Places included in this census were the original 13 states plus the districts of Kentucky, Maine, Vermont and the Southwest Territory (Tennessee). Six questions were asked, namely [source: U.S. Census Bureau]:
- Name of head of household
- Number of free white males 16 and older
- Number of free white males under 16
- Number of free white females
- Number of all other free persons
- Number of slaves
History of the Census
The concept of a census, or counting of residents, is an ancient one dating to biblical times – at least nine censuses are mentioned in the Bible. Some say the first census ever taken in North America was in 1576, 200 years before America gained its independence from the British. Spanish King Philip II who wanted information on some of his colonies and what taxes they paid sent American Indians through what is now Mexico with a list of 100 questions. The Indians spoke no Spanish, so they recorded the answers in hieroglyphs (pictures) and made maps the same way [source: Prescott Evening Courier]. Others say the first North American census was taken in Canada (in what was then New France) by Jean Talon on behalf of the king of France. Talon went door to door during the winter of 1665-66 and counted 3,215 people of European descent [source: Statistics Canada].

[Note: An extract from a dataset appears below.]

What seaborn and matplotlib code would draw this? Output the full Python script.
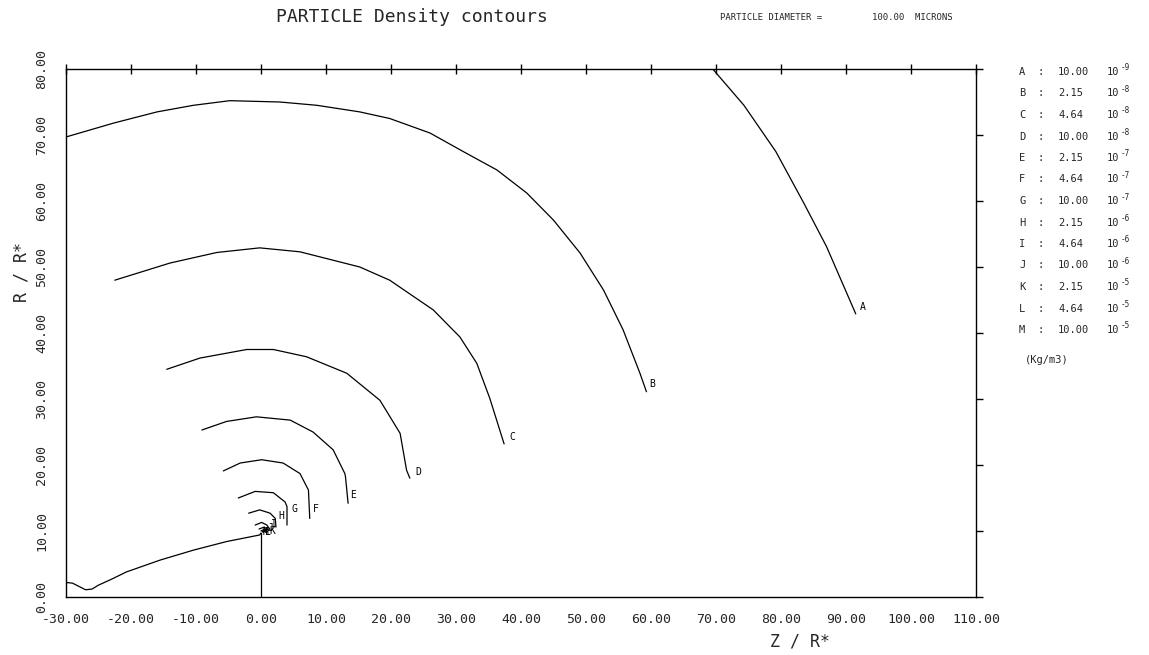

Since 1790, U.S. national census information has been taken every 10 years (in years ending in zero) because it is mandated by the U.S. Constitution and necessary to determine each area's representation in the U.S. House of Representatives. In 1790, George Washington signed the act into law. While the Constitution describes the census simply as an "enumeration of inhabitants," the census has evolved into a more comprehensive -- and useful – process for understanding the habits of people living in the United States.
According to Judy Hanna Green's book "Finding Treasures in the U.S. Federal Census," the primary goal of the original 1790 census was to provide information on men eligible for the military. On the heels of the Revolutionary War, the new American citizens were especially conscious of the importance of a strong military. Later, during the War of 1812, much of the 1790 census was destroyed by fire.
In the first national census, 650 U.S. marshals went house to house unannounced on horseback all over the nation to count people, writing with quill pens on any scraps of paper they could find. The cost of that first census project was $45,000 [source: Washington Post]. Compare that with the 2010 census which cost $13.1 billion, $1.6 billion less than anticipated [source: El Nasser and Copeland].